Elisabeth's response forces Descartes concede that we can't in fact think clearly and distinctly about these matters. This is a major concession, given the centrality of the standard of "clear and distinct" ideas to Descartes' philosophy. He comes off almost as a mysterian! He also seems to partly retract what is perhaps the most central idea in his dualist metaphysics -- that the soul does not have extension. Elisabeth should feel free to attribute matter and extension to the soul, after all! Indeed, in saying that attributing matter and extension is "what it is to conceive [the soul] as united to the body", Descartes seriously muddies the interpretation of his positive view about the nature of souls.

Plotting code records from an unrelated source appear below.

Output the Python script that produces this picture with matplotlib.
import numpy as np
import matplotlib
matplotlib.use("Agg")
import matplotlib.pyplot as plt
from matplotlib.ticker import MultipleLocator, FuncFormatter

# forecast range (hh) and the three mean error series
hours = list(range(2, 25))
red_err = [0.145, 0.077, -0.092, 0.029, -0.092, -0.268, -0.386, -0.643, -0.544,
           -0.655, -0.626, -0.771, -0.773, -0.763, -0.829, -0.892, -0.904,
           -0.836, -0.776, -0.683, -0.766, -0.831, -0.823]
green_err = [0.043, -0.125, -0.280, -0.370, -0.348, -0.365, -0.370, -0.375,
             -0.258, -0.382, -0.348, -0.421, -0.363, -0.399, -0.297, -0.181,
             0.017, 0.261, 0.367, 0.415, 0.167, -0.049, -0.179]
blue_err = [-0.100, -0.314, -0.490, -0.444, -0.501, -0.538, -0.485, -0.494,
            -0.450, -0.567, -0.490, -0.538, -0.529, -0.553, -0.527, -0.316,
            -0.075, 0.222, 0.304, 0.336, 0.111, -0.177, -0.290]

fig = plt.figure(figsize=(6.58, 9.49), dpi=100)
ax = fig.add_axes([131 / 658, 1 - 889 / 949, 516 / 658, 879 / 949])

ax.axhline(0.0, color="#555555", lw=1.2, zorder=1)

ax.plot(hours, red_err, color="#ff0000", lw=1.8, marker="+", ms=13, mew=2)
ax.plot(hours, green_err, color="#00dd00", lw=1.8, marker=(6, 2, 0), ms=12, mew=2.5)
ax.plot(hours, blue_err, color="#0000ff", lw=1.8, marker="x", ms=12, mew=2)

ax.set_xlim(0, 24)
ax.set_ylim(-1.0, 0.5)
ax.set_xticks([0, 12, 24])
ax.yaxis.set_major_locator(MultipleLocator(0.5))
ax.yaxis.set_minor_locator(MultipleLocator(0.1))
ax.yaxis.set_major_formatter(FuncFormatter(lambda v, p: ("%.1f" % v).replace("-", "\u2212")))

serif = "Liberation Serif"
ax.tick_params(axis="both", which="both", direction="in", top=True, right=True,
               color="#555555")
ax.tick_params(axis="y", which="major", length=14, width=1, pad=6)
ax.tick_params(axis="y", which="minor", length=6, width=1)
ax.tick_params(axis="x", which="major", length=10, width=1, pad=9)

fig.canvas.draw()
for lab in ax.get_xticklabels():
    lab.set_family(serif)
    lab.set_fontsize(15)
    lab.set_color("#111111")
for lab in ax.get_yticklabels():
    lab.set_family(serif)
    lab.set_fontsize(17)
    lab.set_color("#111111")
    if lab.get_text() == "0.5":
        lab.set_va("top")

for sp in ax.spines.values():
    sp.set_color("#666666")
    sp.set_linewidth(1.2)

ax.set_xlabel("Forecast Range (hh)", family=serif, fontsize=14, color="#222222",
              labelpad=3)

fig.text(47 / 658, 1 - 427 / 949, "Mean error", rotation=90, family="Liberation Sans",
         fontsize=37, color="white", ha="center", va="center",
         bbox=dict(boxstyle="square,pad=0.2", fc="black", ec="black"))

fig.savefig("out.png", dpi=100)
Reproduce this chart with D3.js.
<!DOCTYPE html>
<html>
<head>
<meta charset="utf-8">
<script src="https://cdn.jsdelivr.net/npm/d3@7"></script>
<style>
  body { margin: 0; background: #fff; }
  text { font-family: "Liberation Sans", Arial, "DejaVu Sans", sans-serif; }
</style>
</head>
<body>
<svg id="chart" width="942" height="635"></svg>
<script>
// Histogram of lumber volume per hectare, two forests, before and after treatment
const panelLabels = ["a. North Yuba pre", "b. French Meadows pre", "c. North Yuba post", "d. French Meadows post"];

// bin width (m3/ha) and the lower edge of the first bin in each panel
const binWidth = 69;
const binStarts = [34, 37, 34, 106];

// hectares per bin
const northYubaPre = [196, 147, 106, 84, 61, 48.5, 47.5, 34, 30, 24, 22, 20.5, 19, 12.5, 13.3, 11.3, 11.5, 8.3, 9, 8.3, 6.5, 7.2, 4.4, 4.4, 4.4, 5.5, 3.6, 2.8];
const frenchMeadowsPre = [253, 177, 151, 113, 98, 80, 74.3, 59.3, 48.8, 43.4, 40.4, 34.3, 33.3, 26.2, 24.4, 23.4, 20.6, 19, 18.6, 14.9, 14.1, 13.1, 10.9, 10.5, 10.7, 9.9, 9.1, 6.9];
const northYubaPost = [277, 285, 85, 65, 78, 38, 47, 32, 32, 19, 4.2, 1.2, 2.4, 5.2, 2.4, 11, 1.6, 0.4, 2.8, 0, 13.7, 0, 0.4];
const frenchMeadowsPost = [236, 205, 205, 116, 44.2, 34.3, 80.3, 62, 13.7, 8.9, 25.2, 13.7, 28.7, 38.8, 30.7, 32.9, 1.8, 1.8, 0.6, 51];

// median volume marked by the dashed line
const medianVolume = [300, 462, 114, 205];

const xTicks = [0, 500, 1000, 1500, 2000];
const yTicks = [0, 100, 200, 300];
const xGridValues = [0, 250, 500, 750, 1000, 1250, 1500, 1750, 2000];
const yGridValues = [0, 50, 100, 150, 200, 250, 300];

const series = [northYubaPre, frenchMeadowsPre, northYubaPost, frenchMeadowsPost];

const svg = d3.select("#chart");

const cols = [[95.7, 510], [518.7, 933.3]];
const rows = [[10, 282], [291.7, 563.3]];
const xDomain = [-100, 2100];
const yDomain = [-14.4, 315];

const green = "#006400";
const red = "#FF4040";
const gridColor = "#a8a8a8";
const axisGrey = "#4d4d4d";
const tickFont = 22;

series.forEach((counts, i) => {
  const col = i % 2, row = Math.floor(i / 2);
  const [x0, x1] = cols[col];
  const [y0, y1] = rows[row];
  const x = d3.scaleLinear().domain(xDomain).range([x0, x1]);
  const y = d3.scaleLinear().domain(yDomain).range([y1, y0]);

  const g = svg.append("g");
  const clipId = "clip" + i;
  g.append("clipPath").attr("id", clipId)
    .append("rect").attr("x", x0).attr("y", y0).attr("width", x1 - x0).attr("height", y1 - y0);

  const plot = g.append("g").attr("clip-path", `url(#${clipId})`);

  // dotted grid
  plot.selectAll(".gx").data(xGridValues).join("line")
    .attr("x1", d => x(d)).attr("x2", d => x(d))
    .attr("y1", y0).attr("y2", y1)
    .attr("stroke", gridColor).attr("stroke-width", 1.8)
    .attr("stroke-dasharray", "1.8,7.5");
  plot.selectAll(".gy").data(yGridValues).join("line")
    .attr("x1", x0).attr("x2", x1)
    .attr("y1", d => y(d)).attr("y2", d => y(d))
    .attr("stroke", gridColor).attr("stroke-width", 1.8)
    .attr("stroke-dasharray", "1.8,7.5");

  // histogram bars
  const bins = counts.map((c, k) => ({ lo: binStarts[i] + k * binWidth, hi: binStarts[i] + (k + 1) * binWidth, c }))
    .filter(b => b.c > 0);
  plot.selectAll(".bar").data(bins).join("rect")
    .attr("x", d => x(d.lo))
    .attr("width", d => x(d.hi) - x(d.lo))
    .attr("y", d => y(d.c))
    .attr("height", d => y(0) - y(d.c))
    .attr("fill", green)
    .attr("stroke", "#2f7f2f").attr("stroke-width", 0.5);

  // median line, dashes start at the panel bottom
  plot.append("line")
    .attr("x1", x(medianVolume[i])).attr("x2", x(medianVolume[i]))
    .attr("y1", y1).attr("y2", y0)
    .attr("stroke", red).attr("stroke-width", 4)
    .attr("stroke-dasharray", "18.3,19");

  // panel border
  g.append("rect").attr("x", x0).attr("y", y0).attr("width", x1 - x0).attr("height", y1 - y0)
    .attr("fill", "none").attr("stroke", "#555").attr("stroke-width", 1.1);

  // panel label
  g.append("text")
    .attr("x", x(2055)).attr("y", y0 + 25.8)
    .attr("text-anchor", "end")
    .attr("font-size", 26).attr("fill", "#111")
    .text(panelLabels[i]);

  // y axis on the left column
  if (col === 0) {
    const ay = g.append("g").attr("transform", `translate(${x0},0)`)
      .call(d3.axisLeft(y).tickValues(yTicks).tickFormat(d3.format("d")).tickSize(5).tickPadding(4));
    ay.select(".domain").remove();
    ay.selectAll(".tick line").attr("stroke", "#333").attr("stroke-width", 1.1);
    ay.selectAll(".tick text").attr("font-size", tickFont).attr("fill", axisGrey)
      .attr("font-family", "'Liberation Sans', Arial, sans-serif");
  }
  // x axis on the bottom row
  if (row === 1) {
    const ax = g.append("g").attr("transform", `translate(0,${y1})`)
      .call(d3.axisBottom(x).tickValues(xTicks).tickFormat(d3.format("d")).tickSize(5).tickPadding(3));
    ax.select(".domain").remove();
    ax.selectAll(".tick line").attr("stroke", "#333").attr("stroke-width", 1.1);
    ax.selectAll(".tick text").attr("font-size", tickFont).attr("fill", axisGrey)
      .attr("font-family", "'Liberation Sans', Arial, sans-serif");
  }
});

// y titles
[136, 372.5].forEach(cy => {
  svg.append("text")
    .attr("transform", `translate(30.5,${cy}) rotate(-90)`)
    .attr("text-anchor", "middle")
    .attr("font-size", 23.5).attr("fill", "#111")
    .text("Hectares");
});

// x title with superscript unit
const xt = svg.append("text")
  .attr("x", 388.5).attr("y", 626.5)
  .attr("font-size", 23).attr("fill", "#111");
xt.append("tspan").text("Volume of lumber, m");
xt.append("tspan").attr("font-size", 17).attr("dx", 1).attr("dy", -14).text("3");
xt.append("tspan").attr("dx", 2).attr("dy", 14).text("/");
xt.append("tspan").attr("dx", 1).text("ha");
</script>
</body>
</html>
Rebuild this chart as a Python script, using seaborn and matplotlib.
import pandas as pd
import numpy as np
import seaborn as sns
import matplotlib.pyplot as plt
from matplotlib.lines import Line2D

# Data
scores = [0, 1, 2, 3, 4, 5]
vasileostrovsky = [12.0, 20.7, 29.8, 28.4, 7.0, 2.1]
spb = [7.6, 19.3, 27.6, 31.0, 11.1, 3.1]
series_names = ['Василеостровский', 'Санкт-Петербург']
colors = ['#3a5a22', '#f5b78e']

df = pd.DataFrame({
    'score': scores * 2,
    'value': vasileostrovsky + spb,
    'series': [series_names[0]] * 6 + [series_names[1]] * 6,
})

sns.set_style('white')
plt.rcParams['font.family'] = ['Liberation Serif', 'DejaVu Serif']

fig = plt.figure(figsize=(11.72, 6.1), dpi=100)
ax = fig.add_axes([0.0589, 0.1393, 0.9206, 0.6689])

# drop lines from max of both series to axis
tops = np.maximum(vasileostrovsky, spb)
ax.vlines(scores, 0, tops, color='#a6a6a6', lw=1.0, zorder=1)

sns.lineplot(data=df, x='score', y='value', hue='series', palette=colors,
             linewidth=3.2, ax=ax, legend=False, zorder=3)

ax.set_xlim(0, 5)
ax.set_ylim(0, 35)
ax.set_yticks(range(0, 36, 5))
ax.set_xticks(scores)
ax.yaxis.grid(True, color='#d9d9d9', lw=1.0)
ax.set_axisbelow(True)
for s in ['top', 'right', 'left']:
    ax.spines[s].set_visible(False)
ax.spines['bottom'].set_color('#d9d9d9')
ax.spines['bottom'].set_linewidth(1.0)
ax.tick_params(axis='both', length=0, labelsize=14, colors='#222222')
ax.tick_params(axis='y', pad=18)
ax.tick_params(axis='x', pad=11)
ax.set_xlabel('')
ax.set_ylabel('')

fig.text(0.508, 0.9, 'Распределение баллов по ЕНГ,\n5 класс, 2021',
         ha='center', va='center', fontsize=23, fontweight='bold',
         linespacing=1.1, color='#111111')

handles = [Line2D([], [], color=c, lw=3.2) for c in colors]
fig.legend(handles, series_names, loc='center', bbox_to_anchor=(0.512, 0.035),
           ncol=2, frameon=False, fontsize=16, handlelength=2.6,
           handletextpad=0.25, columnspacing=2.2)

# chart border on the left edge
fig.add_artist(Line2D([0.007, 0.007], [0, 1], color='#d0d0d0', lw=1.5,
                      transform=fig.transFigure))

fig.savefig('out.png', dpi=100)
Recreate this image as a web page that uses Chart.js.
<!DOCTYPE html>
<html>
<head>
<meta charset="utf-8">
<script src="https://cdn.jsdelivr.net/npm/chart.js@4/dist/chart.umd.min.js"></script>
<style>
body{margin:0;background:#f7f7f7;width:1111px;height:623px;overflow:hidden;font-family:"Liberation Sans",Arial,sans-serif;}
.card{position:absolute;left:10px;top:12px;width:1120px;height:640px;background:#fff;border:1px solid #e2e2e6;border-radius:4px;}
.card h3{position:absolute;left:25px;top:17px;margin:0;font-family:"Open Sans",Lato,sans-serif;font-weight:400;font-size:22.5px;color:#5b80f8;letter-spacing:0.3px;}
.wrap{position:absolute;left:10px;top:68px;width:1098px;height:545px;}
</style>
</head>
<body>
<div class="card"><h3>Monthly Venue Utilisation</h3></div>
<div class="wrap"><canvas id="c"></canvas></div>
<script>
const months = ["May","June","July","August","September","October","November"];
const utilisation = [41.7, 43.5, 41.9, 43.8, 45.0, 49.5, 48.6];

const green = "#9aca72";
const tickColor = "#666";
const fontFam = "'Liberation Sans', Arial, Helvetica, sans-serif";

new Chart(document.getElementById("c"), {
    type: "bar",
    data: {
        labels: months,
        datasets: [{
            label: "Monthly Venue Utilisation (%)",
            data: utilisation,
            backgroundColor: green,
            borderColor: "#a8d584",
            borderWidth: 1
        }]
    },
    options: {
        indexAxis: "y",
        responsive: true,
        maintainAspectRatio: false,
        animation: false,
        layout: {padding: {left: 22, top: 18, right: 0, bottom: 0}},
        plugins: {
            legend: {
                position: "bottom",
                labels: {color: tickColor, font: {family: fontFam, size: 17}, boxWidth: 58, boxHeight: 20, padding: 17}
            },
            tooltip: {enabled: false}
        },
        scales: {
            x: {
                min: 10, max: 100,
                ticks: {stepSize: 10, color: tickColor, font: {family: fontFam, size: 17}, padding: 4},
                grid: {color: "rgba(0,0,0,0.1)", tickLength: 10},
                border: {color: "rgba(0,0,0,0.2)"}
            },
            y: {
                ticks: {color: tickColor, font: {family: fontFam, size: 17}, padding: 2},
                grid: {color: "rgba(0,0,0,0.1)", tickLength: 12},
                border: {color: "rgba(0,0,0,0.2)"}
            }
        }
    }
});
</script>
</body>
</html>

It's also worth noting that Descartes entirely ignores Elisabeth's excellent fetus and fainting question.
I had previously been familiar with Descartes' famous quote that he spends no more than a few hours a year on thoughts involving the intellect alone; but reading the full exchange provides interesting context. His aim in saying that is to convince Elisabeth not to put too much energy into objecting to his account of how the soul works.
Understandably, Elisabeth is dissatisfied. She even gestures (though not in so many words) toward Descartes' methodological self-contradiction: Descartes famously says that philosophizing requires that we have clear ideas and that our errors all arise from failure to do so -- yet here he is, saying that there's an issue at the core of his metaphysics about which it's not possible to think clearly! Shouldn't he admit, then, that on this very point he's liable to be mistaken?
If Descartes attempted a further reply, the reply is lost. Their later correspondence treats other issues.
The whole correspondence is just 15 pages, so I'd encourage you to read it yourself. This summary necessarily omits interesting detail and nuance. In this exchange, Elisabeth is by far the better philosopher.